── Input material

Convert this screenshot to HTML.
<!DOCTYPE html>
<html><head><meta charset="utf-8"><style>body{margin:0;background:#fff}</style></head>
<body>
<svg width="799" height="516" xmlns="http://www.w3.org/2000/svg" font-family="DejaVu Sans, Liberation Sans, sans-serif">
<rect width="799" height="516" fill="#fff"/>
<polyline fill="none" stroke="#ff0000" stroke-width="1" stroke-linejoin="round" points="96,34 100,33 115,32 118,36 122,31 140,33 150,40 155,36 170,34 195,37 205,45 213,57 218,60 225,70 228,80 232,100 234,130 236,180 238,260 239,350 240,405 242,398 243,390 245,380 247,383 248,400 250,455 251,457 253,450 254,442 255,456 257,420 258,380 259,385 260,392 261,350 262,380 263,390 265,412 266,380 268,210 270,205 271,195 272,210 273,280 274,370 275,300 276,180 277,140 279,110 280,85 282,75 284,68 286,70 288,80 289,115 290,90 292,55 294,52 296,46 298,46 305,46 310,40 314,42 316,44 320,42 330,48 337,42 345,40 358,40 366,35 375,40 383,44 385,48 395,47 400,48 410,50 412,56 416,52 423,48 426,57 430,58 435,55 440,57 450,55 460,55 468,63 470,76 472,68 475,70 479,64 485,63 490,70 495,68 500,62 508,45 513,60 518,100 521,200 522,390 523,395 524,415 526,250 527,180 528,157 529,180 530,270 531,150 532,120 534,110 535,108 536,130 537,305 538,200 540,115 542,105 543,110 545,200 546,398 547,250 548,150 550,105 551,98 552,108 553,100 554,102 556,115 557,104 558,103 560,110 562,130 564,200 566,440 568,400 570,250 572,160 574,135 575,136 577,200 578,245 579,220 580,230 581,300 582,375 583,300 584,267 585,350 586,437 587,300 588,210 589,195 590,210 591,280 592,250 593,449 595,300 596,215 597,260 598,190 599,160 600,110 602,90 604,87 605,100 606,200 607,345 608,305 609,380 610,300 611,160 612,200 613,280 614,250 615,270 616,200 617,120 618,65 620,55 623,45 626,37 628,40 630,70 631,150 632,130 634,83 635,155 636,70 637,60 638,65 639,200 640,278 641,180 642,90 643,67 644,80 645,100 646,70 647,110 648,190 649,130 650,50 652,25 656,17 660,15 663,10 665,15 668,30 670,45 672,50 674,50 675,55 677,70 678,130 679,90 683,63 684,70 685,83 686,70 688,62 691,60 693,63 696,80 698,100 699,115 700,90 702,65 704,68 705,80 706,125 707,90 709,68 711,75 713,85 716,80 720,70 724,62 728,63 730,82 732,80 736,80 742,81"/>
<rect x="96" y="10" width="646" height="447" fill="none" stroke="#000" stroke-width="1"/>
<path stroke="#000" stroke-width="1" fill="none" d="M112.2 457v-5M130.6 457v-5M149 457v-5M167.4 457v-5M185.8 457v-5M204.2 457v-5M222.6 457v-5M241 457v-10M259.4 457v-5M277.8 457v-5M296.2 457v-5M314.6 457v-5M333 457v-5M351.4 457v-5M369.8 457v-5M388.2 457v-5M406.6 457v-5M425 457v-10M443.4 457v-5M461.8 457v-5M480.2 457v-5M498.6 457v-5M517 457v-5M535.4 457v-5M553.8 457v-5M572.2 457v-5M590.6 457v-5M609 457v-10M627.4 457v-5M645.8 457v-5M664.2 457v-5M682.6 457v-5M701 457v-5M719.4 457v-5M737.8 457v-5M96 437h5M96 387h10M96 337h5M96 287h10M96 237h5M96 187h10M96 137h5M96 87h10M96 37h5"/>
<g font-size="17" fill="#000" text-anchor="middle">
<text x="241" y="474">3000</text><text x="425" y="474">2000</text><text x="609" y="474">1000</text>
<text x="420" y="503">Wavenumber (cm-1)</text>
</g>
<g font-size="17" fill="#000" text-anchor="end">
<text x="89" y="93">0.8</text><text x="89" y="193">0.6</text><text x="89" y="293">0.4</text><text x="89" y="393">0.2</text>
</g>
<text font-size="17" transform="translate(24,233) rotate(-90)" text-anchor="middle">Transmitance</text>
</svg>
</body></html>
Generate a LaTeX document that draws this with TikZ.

────

What to work on » Each entry above is to be printed again exactly.

Task answer »
Convert this screenshot to HTML.
<!DOCTYPE html>
<html><head><meta charset="utf-8"><style>body{margin:0;background:#fff}</style></head>
<body>
<svg width="799" height="516" xmlns="http://www.w3.org/2000/svg" font-family="DejaVu Sans, Liberation Sans, sans-serif">
<rect width="799" height="516" fill="#fff"/>
<polyline fill="none" stroke="#ff0000" stroke-width="1" stroke-linejoin="round" points="96,34 100,33 115,32 118,36 122,31 140,33 150,40 155,36 170,34 195,37 205,45 213,57 218,60 225,70 228,80 232,100 234,130 236,180 238,260 239,350 240,405 242,398 243,390 245,380 247,383 248,400 250,455 251,457 253,450 254,442 255,456 257,420 258,380 259,385 260,392 261,350 262,380 263,390 265,412 266,380 268,210 270,205 271,195 272,210 273,280 274,370 275,300 276,180 277,140 279,110 280,85 282,75 284,68 286,70 288,80 289,115 290,90 292,55 294,52 296,46 298,46 305,46 310,40 314,42 316,44 320,42 330,48 337,42 345,40 358,40 366,35 375,40 383,44 385,48 395,47 400,48 410,50 412,56 416,52 423,48 426,57 430,58 435,55 440,57 450,55 460,55 468,63 470,76 472,68 475,70 479,64 485,63 490,70 495,68 500,62 508,45 513,60 518,100 521,200 522,390 523,395 524,415 526,250 527,180 528,157 529,180 530,270 531,150 532,120 534,110 535,108 536,130 537,305 538,200 540,115 542,105 543,110 545,200 546,398 547,250 548,150 550,105 551,98 552,108 553,100 554,102 556,115 557,104 558,103 560,110 562,130 564,200 566,440 568,400 570,250 572,160 574,135 575,136 577,200 578,245 579,220 580,230 581,300 582,375 583,300 584,267 585,350 586,437 587,300 588,210 589,195 590,210 591,280 592,250 593,449 595,300 596,215 597,260 598,190 599,160 600,110 602,90 604,87 605,100 606,200 607,345 608,305 609,380 610,300 611,160 612,200 613,280 614,250 615,270 616,200 617,120 618,65 620,55 623,45 626,37 628,40 630,70 631,150 632,130 634,83 635,155 636,70 637,60 638,65 639,200 640,278 641,180 642,90 643,67 644,80 645,100 646,70 647,110 648,190 649,130 650,50 652,25 656,17 660,15 663,10 665,15 668,30 670,45 672,50 674,50 675,55 677,70 678,130 679,90 683,63 684,70 685,83 686,70 688,62 691,60 693,63 696,80 698,100 699,115 700,90 702,65 704,68 705,80 706,125 707,90 709,68 711,75 713,85 716,80 720,70 724,62 728,63 730,82 732,80 736,80 742,81"/>
<rect x="96" y="10" width="646" height="447" fill="none" stroke="#000" stroke-width="1"/>
<path stroke="#000" stroke-width="1" fill="none" d="M112.2 457v-5M130.6 457v-5M149 457v-5M167.4 457v-5M185.8 457v-5M204.2 457v-5M222.6 457v-5M241 457v-10M259.4 457v-5M277.8 457v-5M296.2 457v-5M314.6 457v-5M333 457v-5M351.4 457v-5M369.8 457v-5M388.2 457v-5M406.6 457v-5M425 457v-10M443.4 457v-5M461.8 457v-5M480.2 457v-5M498.6 457v-5M517 457v-5M535.4 457v-5M553.8 457v-5M572.2 457v-5M590.6 457v-5M609 457v-10M627.4 457v-5M645.8 457v-5M664.2 457v-5M682.6 457v-5M701 457v-5M719.4 457v-5M737.8 457v-5M96 437h5M96 387h10M96 337h5M96 287h10M96 237h5M96 187h10M96 137h5M96 87h10M96 37h5"/>
<g font-size="17" fill="#000" text-anchor="middle">
<text x="241" y="474">3000</text><text x="425" y="474">2000</text><text x="609" y="474">1000</text>
<text x="420" y="503">Wavenumber (cm-1)</text>
</g>
<g font-size="17" fill="#000" text-anchor="end">
<text x="89" y="93">0.8</text><text x="89" y="193">0.6</text><text x="89" y="293">0.4</text><text x="89" y="393">0.2</text>
</g>
<text font-size="17" transform="translate(24,233) rotate(-90)" text-anchor="middle">Transmitance</text>
</svg>
</body></html>
Generate a LaTeX document that draws this with TikZ.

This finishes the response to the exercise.